_TASK BRIEF_
Provide an exact copy of the lines from the beginning of the records through the line that includes "from matplotlib.lines import Line2D", and of no others.

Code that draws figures
.....

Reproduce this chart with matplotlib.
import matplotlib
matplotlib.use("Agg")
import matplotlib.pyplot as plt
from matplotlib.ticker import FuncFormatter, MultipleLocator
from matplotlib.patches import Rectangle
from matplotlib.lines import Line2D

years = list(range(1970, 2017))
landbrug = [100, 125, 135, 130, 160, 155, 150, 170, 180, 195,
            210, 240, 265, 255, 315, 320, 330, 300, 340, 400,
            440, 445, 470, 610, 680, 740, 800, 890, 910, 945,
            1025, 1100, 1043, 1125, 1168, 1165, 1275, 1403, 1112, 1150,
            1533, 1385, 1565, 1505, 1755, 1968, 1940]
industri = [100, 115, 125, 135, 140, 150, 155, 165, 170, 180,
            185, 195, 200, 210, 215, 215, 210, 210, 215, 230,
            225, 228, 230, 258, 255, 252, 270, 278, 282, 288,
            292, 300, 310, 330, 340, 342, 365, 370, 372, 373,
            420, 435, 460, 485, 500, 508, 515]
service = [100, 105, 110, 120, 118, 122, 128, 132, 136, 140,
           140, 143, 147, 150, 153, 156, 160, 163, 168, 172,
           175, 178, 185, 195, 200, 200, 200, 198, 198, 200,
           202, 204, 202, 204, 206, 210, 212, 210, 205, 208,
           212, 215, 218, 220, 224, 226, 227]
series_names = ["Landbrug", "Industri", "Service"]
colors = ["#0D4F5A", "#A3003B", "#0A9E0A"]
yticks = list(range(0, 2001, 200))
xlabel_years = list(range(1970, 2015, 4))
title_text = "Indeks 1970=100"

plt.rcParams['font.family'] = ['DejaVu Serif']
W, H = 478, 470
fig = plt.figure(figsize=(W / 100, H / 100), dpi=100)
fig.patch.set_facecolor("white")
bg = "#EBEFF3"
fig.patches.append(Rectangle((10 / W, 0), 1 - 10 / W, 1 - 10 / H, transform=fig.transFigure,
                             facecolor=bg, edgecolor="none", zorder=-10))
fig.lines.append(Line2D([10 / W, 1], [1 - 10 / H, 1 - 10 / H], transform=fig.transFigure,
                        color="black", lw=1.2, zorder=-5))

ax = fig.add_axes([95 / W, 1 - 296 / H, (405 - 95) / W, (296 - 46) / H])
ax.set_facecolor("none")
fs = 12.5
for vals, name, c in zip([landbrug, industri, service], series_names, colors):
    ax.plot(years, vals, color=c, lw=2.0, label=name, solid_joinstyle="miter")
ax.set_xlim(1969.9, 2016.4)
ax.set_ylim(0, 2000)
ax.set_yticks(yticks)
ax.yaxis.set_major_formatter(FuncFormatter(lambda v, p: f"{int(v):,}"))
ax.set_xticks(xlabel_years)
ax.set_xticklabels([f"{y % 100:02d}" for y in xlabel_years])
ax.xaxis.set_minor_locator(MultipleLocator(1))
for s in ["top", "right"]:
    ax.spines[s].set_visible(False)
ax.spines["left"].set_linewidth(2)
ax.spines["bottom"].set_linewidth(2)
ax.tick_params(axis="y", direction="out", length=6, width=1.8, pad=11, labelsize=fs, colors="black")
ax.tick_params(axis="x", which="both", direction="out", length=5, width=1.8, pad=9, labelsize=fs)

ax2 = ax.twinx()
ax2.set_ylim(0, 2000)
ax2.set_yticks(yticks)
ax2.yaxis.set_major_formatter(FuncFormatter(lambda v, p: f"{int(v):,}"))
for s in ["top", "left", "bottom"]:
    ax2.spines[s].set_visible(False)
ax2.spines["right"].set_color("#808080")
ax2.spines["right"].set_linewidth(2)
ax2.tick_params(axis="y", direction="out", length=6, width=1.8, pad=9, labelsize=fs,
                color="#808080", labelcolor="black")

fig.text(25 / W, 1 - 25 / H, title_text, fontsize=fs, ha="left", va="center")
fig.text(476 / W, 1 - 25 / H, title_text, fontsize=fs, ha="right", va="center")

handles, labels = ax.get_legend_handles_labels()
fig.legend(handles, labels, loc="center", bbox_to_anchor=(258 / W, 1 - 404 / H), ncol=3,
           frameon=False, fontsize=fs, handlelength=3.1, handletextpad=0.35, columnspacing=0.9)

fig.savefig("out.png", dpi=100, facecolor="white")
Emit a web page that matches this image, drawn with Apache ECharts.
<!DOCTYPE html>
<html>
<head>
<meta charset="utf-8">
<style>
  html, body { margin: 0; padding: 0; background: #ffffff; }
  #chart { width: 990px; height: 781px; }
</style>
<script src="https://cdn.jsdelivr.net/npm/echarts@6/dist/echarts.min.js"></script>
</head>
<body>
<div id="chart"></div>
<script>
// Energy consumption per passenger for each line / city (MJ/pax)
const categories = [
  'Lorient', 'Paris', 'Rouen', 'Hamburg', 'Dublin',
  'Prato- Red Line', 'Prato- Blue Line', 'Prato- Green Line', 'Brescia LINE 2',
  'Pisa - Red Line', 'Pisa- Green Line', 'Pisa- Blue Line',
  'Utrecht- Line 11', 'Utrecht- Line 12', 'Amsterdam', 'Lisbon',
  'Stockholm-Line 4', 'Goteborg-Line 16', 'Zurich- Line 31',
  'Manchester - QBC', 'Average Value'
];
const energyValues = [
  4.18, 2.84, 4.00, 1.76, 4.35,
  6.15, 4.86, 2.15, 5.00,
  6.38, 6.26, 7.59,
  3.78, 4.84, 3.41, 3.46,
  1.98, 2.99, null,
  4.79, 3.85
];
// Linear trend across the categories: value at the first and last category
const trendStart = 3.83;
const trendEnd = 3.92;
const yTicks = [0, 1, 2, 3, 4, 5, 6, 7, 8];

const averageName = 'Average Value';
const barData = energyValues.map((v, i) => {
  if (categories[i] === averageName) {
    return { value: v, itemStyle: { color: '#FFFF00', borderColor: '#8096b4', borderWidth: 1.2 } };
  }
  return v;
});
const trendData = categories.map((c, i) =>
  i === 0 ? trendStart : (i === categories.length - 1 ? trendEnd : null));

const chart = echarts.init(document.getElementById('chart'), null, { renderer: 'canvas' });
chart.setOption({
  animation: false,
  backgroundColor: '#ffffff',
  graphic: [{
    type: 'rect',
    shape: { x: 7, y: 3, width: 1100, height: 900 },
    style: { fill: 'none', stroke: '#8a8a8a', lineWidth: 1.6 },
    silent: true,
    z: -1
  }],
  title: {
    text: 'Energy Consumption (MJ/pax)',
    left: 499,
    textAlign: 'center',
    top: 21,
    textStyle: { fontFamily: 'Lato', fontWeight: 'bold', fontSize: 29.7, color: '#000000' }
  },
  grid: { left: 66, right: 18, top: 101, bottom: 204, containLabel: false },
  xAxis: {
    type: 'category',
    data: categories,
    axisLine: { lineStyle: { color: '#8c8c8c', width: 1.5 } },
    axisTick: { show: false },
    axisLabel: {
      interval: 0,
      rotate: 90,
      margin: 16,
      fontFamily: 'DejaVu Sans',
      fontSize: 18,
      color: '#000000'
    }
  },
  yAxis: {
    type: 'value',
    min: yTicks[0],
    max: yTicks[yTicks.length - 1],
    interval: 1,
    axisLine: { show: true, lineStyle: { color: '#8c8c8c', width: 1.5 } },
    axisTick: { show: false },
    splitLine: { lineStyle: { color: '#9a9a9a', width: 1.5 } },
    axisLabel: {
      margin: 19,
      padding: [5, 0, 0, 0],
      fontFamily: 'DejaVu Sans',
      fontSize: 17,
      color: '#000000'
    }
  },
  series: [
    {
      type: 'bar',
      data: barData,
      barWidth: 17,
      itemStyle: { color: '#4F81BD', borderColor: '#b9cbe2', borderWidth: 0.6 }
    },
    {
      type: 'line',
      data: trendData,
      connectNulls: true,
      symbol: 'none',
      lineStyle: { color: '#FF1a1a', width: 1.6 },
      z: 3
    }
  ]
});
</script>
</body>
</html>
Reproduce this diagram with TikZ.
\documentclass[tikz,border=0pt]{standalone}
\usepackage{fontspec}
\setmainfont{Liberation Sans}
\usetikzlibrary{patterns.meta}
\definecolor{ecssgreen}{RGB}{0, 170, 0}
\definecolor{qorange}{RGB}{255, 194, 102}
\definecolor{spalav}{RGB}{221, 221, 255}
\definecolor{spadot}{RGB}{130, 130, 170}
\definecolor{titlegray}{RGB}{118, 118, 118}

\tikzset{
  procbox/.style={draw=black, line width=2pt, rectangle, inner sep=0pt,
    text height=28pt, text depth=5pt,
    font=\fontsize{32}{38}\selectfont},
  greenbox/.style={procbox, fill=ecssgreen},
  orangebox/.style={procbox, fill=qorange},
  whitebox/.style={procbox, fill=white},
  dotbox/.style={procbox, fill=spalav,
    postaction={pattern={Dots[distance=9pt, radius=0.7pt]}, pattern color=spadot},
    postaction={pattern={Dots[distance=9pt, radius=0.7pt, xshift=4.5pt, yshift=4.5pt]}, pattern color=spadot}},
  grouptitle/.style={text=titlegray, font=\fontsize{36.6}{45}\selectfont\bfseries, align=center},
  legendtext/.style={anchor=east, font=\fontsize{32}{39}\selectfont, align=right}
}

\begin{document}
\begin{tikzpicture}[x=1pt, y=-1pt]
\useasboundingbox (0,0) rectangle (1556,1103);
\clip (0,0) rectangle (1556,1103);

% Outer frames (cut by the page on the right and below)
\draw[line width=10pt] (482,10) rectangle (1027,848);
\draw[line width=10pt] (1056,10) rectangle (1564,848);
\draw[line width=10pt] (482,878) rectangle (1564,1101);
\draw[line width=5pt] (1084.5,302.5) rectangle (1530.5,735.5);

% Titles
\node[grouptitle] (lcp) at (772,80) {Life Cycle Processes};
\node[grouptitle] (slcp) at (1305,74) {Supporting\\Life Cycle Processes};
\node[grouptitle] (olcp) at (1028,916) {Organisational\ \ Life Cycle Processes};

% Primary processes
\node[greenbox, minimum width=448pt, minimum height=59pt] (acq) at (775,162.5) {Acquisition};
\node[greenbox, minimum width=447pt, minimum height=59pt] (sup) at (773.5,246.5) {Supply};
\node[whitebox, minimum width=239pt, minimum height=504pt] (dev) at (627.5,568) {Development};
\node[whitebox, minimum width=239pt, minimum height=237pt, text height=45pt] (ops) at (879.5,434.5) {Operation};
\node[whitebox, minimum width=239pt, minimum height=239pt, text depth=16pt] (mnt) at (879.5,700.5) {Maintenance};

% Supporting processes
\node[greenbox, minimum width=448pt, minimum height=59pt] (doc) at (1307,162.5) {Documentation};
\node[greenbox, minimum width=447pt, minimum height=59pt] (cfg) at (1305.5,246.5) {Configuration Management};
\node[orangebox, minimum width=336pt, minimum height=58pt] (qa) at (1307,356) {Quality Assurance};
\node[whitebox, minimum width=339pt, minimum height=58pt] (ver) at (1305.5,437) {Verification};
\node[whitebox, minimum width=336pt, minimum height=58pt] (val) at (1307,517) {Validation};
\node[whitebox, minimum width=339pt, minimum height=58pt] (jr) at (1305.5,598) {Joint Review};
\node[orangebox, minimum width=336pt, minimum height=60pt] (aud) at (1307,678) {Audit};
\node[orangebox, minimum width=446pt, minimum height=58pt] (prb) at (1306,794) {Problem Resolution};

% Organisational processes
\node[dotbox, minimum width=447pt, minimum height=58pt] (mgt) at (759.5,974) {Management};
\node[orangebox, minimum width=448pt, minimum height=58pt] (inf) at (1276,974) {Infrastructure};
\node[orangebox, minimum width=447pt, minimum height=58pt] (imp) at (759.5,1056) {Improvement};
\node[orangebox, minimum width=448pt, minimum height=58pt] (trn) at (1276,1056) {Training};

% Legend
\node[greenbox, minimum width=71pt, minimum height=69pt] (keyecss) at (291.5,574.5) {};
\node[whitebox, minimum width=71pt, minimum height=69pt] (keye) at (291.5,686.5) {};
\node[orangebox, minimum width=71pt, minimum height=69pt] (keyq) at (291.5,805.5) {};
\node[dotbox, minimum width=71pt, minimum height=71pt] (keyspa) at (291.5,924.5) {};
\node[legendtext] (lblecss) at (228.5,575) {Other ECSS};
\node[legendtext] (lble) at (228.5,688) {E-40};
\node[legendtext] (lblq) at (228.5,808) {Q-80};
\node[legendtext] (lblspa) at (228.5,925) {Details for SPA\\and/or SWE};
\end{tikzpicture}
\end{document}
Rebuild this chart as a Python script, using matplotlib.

.....

_TASK OUTPUT_
Reproduce this chart with matplotlib.
import matplotlib
matplotlib.use("Agg")
import matplotlib.pyplot as plt
from matplotlib.ticker import FuncFormatter, MultipleLocator
from matplotlib.patches import Rectangle
from matplotlib.lines import Line2D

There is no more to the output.